Picture the Mississippi River, running all the way to the Gulf. Picture redemptive history now, flowing from creation right on through as a river. Picture the ocean into which it is flowing as the final kingdom of God — eternal and glorious beyond all description. At the mouth, or the end, of this river, the ocean presses back with its salt water some way up into the river. I’ve always wondered what kind of fish live in this no man’s land, where the freshwater and the salt water are mingling, where the river meets the ocean.
“Taste Jesus Christ. Taste his birth, life, death, and resurrection.
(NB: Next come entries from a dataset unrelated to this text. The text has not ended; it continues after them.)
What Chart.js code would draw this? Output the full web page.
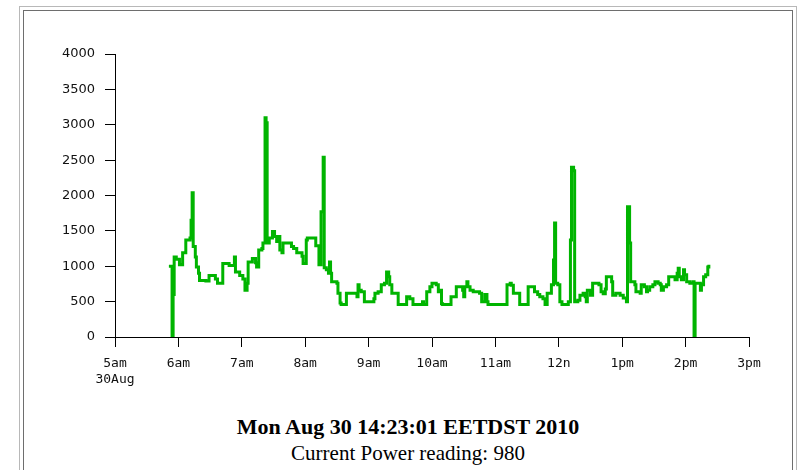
<!DOCTYPE html>
<html lang="en">
  <head>
    <meta charset="UTF-8" />
    <title>Power reading</title>
    <script src="https://cdn.jsdelivr.net/npm/chart.js"></script>
    <style>
      body {
        margin: 0;
        background: #fff;
        width: 801px;
        height: 470px;
        overflow: hidden;
        position: relative;
      }
      /* bevelled frame round the page */
      #outer {
        position: absolute;
        left: 19px;
        top: 6px;
        width: 776px;
        height: 480px;
        border: 1px solid #b8b8b8;
      }
      #inner {
        position: absolute;
        left: 23px;
        top: 10px;
        width: 768px;
        height: 480px;
        border: 1px solid #6e6e6e;
      }
      #wrap {
        position: absolute;
        left: 0;
        top: 0;
        width: 801px;
        height: 400px;
      }
      .stamp {
        position: absolute;
        left: 0;
        width: 816px;
        text-align: center;
        font-family: "Liberation Serif", serif;
        color: #000;
        line-height: 1;
      }
      #when {
        top: 416px;
        font-size: 22px;
        font-weight: bold;
      }
      #reading {
        top: 443px;
        font-size: 21px;
      }
    </style>
  </head>
  <body>
    <div id="outer"></div>
    <div id="inner"></div>
    <div id="wrap"><canvas id="powerChart"></canvas></div>
    <div class="stamp" id="when">Mon Aug 30 14:23:01 EETDST 2010</div>
    <div class="stamp" id="reading">Current Power reading: 980</div>

    <script>
      // readings, one entry per change of value (stepped line)
      const times = [
        "05:51", "05:54", "05:55", "05:56", "05:58", "06:01", "06:04", "06:07", "06:11", "06:12",
        "06:13", "06:14", "06:16", "06:17", "06:19", "06:20", "06:26", "06:29", "06:35", "06:37",
        "06:42", "06:48", "06:53", "06:54", "06:58", "07:01", "07:03", "07:05", "07:06", "07:10",
        "07:13", "07:14", "07:16", "07:19", "07:20", "07:22", "07:23", "07:24", "07:26", "07:29",
        "07:31", "07:33", "07:35", "07:36", "07:38", "07:39", "07:47", "07:49", "07:52", "07:57",
        "07:58", "08:01", "08:02", "08:10", "08:13", "08:15", "08:17", "08:18", "08:20", "08:22",
        "08:23", "08:24", "08:25", "08:30", "08:31", "08:33", "08:34", "08:39", "08:49", "08:50",
        "08:51", "08:53", "08:56", "09:05", "09:06", "09:09", "09:12", "09:15", "09:17", "09:19",
        "09:20", "09:22", "09:28", "09:36", "09:39", "09:42", "09:51", "09:52", "09:55", "09:58",
        "10:00", "10:04", "10:06", "10:08", "10:09", "10:10", "10:18", "10:23", "10:29", "10:30",
        "10:31", "10:33", "10:34", "10:36", "10:39", "10:45", "10:47", "10:50", "10:52", "10:53",
        "11:11", "11:14", "11:15", "11:17", "11:23", "11:31", "11:37", "11:40", "11:42", "11:45",
        "11:47", "11:49", "11:53", "11:55", "11:56", "11:57", "11:59", "12:01", "12:03", "12:09",
        "12:11", "12:12", "12:14", "12:15", "12:18", "12:20", "12:23", "12:25", "12:26", "12:27",
        "12:30", "12:32", "12:38", "12:40", "12:42", "12:44", "12:45", "12:50", "12:51", "12:54",
        "12:58", "13:01", "13:04", "13:05", "13:07", "13:08", "13:12", "13:13", "13:17", "13:18",
        "13:21", "13:23", "13:24", "13:26", "13:29", "13:31", "13:34", "13:36", "13:37", "13:39",
        "13:42", "13:44", "13:50", "13:52", "13:53", "13:54", "13:56", "13:58", "13:59", "14:01",
        "14:04", "14:07", "14:08", "14:09", "14:14", "14:15", "14:17", "14:19", "14:21", "14:22"
      ];
      const watts = [
        1000, 0, 600, 1130, 1100, 1020, 1190, 1370, 1400, 1650,
        2040, 1280, 1130, 990, 900, 800, 790, 870, 820, 760,
        1040, 1010, 1130, 920, 870, 820, 660, 760, 1060, 1110,
        1050, 990, 1230, 1250, 1330, 3100, 3030, 1330, 1400, 1490,
        1420, 1350, 1420, 1230, 1190, 1330, 1280, 1250, 1190, 1140,
        1040, 1370, 1400, 1290, 1020, 1770, 2540, 980, 950, 900,
        1060, 900, 780, 760, 620, 480, 460, 620, 570, 740,
        660, 640, 500, 540, 620, 640, 740, 760, 920, 850,
        740, 620, 460, 570, 540, 460, 500, 460, 640, 710,
        760, 740, 640, 660, 470, 460, 570, 710, 660, 570,
        710, 780, 710, 660, 640, 620, 500, 600, 500, 460,
        740, 760, 730, 620, 460, 710, 640, 600, 570, 540,
        460, 620, 740, 1090, 1610, 760, 740, 500, 460, 500,
        1370, 2400, 2350, 500, 520, 590, 620, 570, 500, 660,
        590, 760, 740, 640, 610, 680, 850, 780, 590, 620,
        590, 550, 500, 1840, 1330, 780, 740, 640, 620, 740,
        710, 640, 660, 710, 740, 780, 760, 740, 660, 710,
        740, 850, 810, 900, 970, 850, 810, 950, 880, 780,
        760, 780, 0, 760, 660, 740, 850, 880, 990, 1020
      ];
      const yTicks = [0, 500, 1000, 1500, 2000, 2500, 3000, 3500, 4000];
      const xTickLabels = [
        ["5am", "30Aug"], "6am", "7am", "8am", "9am", "10am",
        "11am", "12n", "1pm", "2pm", "3pm"
      ];

      function toMinutes(t) {
        const parts = t.split(":");
        return Number(parts[0]) * 60 + Number(parts[1]);
      }

      const points = times.map((t, i) => ({ x: toMinutes(t), y: watts[i] }));

      new Chart(document.getElementById("powerChart"), {
        type: "line",
        data: {
          datasets: [
            {
              data: points,
              borderColor: "#00b400",
              borderWidth: 3,
              pointRadius: 0,
              stepped: "before",
              fill: false,
            },
          ],
        },
        options: {
          responsive: true,
          maintainAspectRatio: false,
          animation: false,
          events: [],
          layout: {
            padding: { left: 35, right: 52, top: 54, bottom: 13 },
          },
          plugins: {
            legend: { display: false },
            tooltip: { enabled: false },
          },
          scales: {
            x: {
              type: "linear",
              min: 300,
              max: 900,
              afterBuildTicks: (scale) => {
                scale.ticks = xTickLabels.map((_, i) => ({ value: 300 + i * 60 }));
              },
              afterFit: (scale) => {
                scale.height = 50;
              },
              grid: {
                drawOnChartArea: false,
                drawTicks: true,
                tickLength: 10,
                color: "#000",
              },
              border: { display: true, color: "#000", width: 1 },
              ticks: {
                autoSkip: false,
                maxRotation: 0,
                padding: 9,
                color: "#111",
                font: { family: "DejaVu Sans Mono", size: 13 },
                callback: (value) => xTickLabels[(value - 300) / 60],
              },
            },
            y: {
              min: 0,
              max: 4000,
              afterBuildTicks: (scale) => {
                scale.ticks = yTicks.map((v) => ({ value: v }));
              },
              afterFit: (scale) => {
                scale.width = 80;
              },
              grid: {
                drawOnChartArea: false,
                drawTicks: true,
                tickLength: 10,
                color: "#000",
              },
              border: { display: true, color: "#000", width: 1 },
              ticks: {
                padding: 10,
                color: "#111",
                font: { family: "DejaVu Sans", size: 13 },
                callback: (value) => String(value),
              },
            },
          },
        },
      });
    </script>
  </body>
</html>
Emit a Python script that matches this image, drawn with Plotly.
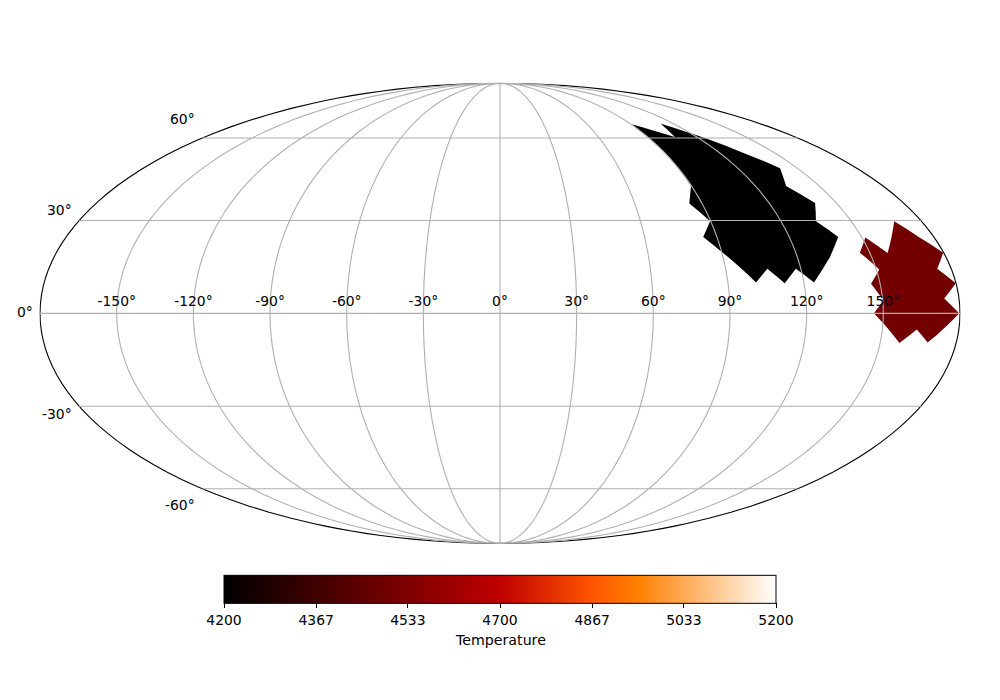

Has not the kingdom arrived?”
Therefore, at the mouth of the river there’s a mingling of freshwater and salt water. One might say that the kingdom has pressed its way back up into the stream of history a short way. It has surprised the travelers on that river very, very much. They can taste it if they put their oar down into the water. They can smell it. They can see the seagull circling the deck. The end has come upon them, even though they’re still on the river.
Christmas is not just another bend in that river. Christmas is the arrival of the salt water of the kingdom, backing up into the river for some way. That salt water is beckoning us, welcoming us, alluring us out into the deep. Christmas is not just another great bend in the river. It is the end of the river.
Let down your oar. Taste Jesus Christ. Taste his birth, his life, his death, his resurrection. Has not the age to come fallen upon us? Has not the kingdom arrived? Do you not taste the powers of the age to come? I think those who can taste it lift up their eyes, and they see a big blue bow on the horizon between sky and ocean. And they are hankering and longing to go out of the delta, out of the mouth of the river, into the ocean.